### DATA FOR THIS EXERCISE
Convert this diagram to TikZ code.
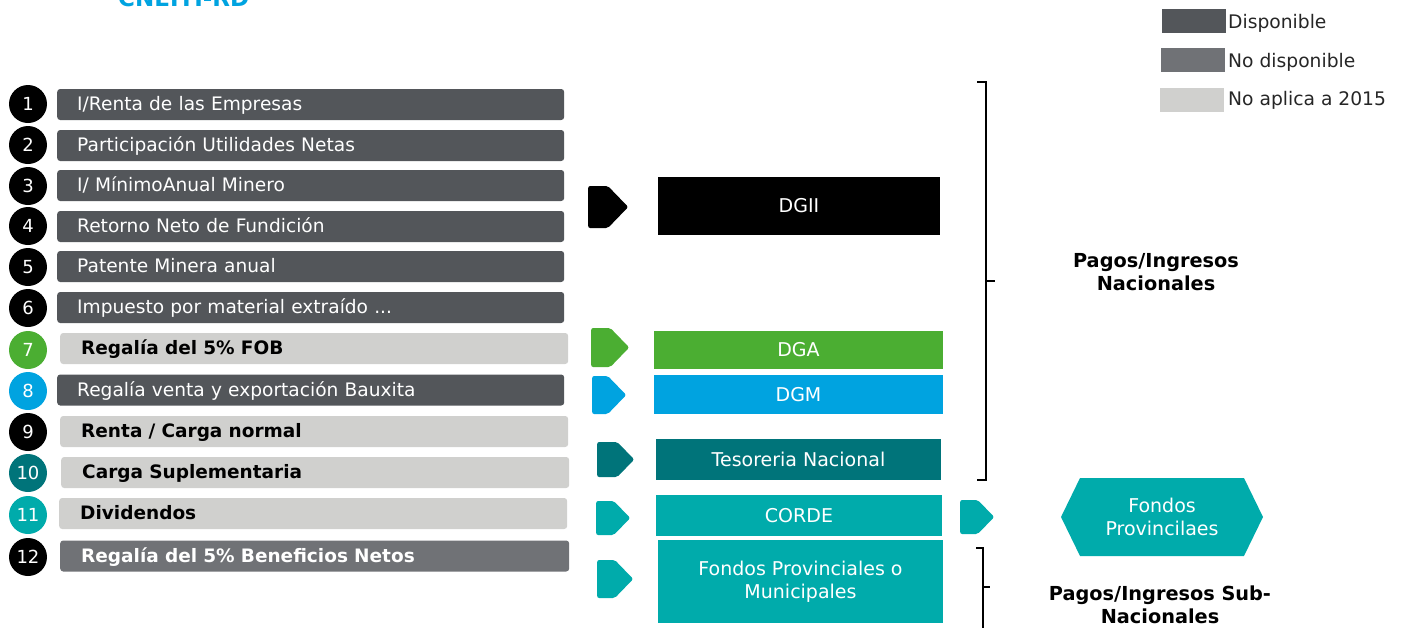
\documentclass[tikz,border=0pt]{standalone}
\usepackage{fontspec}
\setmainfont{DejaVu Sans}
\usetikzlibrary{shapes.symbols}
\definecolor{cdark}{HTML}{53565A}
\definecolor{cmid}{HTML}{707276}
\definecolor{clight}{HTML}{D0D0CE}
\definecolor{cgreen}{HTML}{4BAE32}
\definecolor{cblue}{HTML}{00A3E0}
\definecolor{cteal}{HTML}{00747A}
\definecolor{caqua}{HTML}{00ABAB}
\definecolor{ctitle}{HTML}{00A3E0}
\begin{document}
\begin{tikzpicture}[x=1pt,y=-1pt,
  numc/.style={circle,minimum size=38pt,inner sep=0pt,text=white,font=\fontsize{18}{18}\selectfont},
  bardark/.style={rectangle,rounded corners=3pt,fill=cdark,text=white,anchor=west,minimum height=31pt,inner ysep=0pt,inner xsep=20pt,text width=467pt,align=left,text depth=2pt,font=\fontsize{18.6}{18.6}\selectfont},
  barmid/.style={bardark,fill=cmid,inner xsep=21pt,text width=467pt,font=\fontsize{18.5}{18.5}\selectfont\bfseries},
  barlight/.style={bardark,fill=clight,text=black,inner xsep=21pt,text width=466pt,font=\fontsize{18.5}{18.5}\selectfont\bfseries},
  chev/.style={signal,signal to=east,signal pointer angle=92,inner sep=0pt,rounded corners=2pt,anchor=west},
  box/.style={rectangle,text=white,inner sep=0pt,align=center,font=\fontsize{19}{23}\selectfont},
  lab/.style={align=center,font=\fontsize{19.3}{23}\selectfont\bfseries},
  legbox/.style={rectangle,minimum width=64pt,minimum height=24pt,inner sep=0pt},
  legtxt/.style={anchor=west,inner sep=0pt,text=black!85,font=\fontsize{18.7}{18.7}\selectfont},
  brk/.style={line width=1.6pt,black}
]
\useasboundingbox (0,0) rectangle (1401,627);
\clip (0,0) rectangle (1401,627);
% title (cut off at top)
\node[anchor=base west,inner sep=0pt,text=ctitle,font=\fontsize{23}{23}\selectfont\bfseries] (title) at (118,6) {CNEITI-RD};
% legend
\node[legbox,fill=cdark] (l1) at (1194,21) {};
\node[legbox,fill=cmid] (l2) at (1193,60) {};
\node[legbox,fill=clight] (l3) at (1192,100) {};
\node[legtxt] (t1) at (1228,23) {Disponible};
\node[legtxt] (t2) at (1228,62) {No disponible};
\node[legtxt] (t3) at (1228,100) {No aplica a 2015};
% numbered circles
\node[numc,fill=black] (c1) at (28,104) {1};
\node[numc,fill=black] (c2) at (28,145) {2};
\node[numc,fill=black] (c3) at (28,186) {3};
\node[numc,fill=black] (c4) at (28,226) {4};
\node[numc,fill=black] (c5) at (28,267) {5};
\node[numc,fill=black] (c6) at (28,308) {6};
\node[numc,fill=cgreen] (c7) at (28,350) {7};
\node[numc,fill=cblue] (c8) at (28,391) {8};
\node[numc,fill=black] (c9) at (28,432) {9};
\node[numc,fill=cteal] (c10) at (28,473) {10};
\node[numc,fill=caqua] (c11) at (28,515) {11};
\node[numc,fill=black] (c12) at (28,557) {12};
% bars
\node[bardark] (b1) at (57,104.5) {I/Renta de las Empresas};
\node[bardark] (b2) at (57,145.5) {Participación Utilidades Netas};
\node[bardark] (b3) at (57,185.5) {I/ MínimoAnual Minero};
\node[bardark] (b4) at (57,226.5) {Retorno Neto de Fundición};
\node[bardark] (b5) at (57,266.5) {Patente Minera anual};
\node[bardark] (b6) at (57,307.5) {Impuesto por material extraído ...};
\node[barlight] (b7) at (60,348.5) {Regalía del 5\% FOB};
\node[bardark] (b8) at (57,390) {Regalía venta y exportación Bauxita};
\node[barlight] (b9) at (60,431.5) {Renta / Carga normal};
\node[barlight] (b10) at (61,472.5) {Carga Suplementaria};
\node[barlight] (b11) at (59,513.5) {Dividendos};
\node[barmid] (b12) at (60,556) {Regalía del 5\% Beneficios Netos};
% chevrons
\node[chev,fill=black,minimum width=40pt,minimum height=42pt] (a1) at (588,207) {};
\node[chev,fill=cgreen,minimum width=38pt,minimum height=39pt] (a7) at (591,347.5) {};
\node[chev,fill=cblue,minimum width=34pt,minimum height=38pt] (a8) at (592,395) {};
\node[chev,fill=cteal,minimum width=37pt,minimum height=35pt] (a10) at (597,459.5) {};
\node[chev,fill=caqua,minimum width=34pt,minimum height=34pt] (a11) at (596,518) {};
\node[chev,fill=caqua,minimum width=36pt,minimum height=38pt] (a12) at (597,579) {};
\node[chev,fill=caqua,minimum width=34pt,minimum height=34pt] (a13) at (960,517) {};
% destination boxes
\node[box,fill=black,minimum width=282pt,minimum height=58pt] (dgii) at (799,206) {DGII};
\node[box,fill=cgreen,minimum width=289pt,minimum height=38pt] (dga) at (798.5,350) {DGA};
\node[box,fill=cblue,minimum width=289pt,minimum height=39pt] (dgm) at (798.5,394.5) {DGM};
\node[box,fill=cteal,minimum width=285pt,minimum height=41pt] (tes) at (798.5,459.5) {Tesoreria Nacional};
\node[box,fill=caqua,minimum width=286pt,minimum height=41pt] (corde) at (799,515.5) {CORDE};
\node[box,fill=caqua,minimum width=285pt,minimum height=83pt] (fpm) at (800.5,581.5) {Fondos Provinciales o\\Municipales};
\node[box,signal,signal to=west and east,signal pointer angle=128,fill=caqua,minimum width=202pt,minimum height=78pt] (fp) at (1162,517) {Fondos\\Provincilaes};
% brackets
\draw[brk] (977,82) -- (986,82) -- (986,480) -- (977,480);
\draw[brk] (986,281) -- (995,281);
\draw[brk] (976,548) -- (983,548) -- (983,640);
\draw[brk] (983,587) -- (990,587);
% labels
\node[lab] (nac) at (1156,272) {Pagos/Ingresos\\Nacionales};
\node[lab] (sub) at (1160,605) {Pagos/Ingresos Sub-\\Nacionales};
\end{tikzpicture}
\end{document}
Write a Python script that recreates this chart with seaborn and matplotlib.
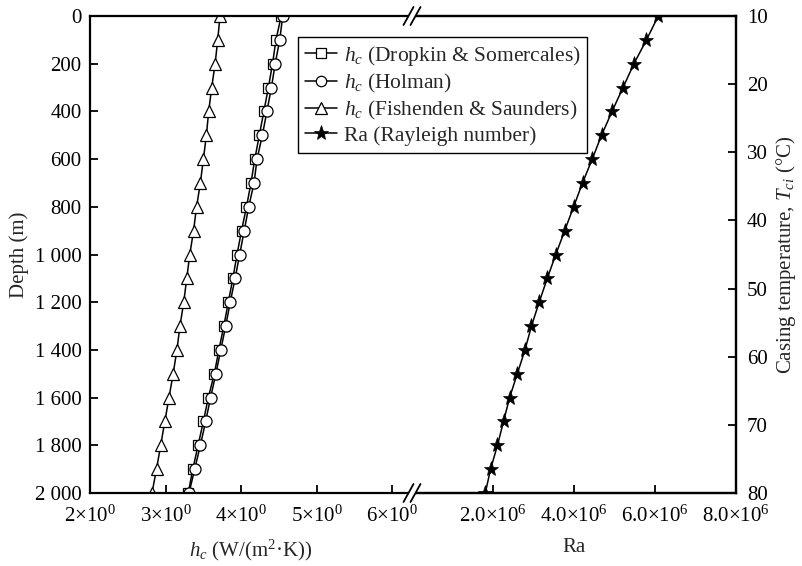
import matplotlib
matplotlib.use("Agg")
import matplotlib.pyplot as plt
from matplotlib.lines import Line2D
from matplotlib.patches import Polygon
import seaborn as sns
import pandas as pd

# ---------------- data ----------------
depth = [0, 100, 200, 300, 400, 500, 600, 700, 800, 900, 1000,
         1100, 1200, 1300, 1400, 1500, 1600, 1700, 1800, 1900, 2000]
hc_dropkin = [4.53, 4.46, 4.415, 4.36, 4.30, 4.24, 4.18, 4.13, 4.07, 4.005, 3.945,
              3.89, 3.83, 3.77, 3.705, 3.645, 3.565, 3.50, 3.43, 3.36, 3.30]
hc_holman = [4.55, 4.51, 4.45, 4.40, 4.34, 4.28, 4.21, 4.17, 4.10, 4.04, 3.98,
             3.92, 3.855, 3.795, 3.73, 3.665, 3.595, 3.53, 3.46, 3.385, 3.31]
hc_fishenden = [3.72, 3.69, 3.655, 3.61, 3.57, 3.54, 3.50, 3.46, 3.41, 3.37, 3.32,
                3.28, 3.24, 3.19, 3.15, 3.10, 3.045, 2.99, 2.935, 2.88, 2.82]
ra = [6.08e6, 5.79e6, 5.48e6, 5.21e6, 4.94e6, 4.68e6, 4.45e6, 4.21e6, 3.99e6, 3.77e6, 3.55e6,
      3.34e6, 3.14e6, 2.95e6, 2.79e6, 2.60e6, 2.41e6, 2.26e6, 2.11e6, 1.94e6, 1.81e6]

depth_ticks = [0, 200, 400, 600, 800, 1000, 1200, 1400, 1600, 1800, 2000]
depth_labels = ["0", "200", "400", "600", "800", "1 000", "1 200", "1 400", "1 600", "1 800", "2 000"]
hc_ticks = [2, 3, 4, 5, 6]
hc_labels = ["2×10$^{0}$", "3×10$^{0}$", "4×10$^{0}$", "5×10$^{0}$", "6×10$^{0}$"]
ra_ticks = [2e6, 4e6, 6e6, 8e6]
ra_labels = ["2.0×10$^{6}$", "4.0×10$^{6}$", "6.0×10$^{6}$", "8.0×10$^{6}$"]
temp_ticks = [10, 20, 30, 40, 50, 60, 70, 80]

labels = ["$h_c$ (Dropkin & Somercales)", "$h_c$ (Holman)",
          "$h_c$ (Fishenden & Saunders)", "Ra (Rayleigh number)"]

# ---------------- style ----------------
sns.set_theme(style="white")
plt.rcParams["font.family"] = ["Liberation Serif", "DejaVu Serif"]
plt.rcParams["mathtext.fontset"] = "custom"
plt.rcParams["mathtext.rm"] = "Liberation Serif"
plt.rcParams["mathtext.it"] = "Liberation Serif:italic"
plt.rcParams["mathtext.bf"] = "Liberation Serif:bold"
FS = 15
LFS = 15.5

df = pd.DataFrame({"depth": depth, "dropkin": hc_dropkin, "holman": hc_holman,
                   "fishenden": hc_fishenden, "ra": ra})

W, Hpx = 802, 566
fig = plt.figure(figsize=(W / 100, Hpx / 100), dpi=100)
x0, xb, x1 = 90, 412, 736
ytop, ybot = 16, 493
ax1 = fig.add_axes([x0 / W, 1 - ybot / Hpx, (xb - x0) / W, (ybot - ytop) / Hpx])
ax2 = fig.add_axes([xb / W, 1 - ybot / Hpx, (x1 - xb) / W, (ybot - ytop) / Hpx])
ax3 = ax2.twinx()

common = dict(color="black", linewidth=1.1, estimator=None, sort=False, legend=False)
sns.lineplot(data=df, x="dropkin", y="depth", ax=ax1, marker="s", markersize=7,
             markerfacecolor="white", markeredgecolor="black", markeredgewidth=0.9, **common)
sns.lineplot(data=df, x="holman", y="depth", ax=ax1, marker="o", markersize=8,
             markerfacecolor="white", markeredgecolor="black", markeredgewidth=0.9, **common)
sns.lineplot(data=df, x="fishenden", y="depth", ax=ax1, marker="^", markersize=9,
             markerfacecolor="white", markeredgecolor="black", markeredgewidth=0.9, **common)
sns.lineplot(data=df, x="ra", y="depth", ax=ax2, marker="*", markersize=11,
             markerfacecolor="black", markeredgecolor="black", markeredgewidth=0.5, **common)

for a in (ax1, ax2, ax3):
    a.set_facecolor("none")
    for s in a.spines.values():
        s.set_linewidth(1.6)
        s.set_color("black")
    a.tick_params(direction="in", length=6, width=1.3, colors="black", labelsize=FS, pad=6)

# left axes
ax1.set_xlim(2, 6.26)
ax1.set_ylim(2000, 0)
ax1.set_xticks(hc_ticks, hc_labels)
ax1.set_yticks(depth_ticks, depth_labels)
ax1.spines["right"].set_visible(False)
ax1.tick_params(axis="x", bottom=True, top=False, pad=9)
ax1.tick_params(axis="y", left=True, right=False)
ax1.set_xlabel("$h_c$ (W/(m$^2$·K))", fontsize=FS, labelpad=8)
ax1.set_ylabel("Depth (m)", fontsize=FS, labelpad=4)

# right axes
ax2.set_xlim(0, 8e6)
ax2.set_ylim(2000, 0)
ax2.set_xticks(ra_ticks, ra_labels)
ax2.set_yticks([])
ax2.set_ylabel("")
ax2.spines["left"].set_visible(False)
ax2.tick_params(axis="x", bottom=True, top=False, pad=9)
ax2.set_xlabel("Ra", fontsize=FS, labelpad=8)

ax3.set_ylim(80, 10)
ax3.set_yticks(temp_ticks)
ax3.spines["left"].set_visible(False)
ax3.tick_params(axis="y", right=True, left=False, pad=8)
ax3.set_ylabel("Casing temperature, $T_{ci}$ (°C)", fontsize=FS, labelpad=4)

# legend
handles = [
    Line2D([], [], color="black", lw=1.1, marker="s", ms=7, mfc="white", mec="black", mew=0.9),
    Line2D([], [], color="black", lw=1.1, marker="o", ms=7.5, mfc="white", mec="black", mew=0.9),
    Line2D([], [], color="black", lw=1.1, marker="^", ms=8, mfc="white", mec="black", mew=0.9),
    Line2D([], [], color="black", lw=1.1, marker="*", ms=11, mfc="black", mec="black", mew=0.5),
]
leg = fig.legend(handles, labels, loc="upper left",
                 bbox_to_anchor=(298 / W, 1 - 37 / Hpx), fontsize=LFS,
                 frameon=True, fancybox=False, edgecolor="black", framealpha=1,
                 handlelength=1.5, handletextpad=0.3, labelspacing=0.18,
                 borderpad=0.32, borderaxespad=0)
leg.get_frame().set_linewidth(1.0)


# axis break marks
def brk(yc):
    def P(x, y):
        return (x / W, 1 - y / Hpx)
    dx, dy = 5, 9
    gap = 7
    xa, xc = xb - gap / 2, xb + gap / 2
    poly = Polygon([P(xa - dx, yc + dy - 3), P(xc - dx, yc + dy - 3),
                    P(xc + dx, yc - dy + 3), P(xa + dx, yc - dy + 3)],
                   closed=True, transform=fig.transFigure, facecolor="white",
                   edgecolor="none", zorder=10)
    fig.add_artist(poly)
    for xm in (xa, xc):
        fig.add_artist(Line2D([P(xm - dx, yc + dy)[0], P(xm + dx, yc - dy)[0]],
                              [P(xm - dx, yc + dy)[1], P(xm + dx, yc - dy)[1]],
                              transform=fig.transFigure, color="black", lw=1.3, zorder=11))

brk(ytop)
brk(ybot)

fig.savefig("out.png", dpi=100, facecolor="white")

### REQUIREMENTS
Which lines hold the word "matplotlib"? Show each one.

### TASK SOLUTION
Write a Python script that recreates this chart with seaborn and matplotlib.
import matplotlib
matplotlib.use("Agg")
import matplotlib.pyplot as plt
from matplotlib.lines import Line2D
from matplotlib.patches import Polygon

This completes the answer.